South Yorkshire Times May 7, 1955
Open Verdict at Inquest on Conisbrough Man
The Doncaster District Coroner (Mr. W. H. Carlile) recorded an open verdict at a resumed Conisbrough inquest on Friday on William Gough (76), retired turf commission agent, who was found dead under an eiderdown and a raincoat in a gas filled room at his home in Barnsley Avenue, Conisbrough, on January 6th.
‘Mr. Carlile said it had been a ‘rather difficult’ inquest because at first the evidence did suggest that Gough had committed suicide, but he could not overlook the fact that the old man was in the habit of going downstairs to make himself a drink, and it was possible that the gas taps had been turned on accidentally. There was no doubt, the Coroner said, that death was due to coal gas poisoning.
Shaftsman at Cadeby Colliery, James Rush, son-in-law, who lived with Gough, said he returned home from the pit at 6 a.m. On January 6th. He found his father-in-law lying on the floor between the gas oven and an arm chair. Gough had a small eiderdown round his shoulders and on top of that he had a raincoat.
Rush told the Coroner: ‘I noticed a faint smell of gas, but had my father-in-law not been on the floor I would not have attached any importance to it as it is not an unusual smell.’ He mentioned that his father-in-law had often complained of his breathing.
Rush said the old man appeared to be dead although he was still warm. Witness said he called his wife down, and he ran to get Dr. Bell, and his wife’s sister. Rush said that when he returned home he examined the gas oven and found one of the taps connected to one of the rings turned on.
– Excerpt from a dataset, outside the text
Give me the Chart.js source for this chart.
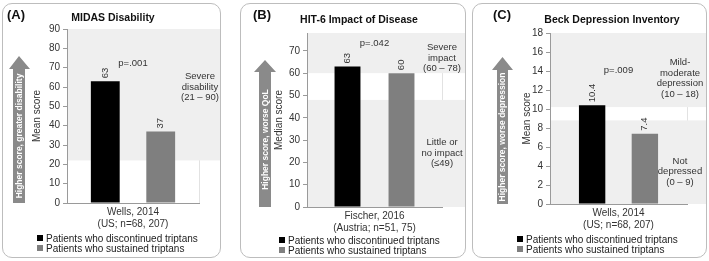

There was, he said, a spent match in top of the oven.
In answer to the Coroner, Rush stated that there was no reason why the tap should have been turned in, unless his father-in-law intended to make himself a drink.
P.c. Ralph Charlesworth, of Conisbrough, said he arrived at the house at about 7 a.m. And he asked Mrs. Rush if anything had been moved. He was satisfied that nothing had been touched. He said Gough was wearing only a pyjama jacket and trousers.
Dr. Henry Lederer, consultant pathologist at Doncaster Royal Infirmary, said that a post mortem examination had shown that Gough had tuberculosis, and the heart muscle was degenerated. His external appearance did not suggest coal gas poisoning.
Dr. Lederer said a specimen of Gough’s blood had showed that the blood stream was saturated with 40 per cent. carbon monoxide. Asked by the Coroner if this was sufficient to kill, Dr. Lederer said ‘No.’ He usually reckoned that about 60 per cent of the gas in the blood was needed to kill, but he agreed that, because of the bad state of Gough’s lungs, the gas had caused his death. Dr. Lederer said death was due to coal gas poisoning accelerated by the bad state of the lungs and tuberculosis.
Dr. John R. McKenzie, of the Sheffield Pneumoconiosis Medical Panel, said that Gough was also suffering from pneumoconiosis, and there was tuberculosis scattered throughout the lungs. Dr. McKenzie agreed with Dr. Lederer that Gough would die quicker under coal gas poisoning than a normal man because of the poor state of the lungs.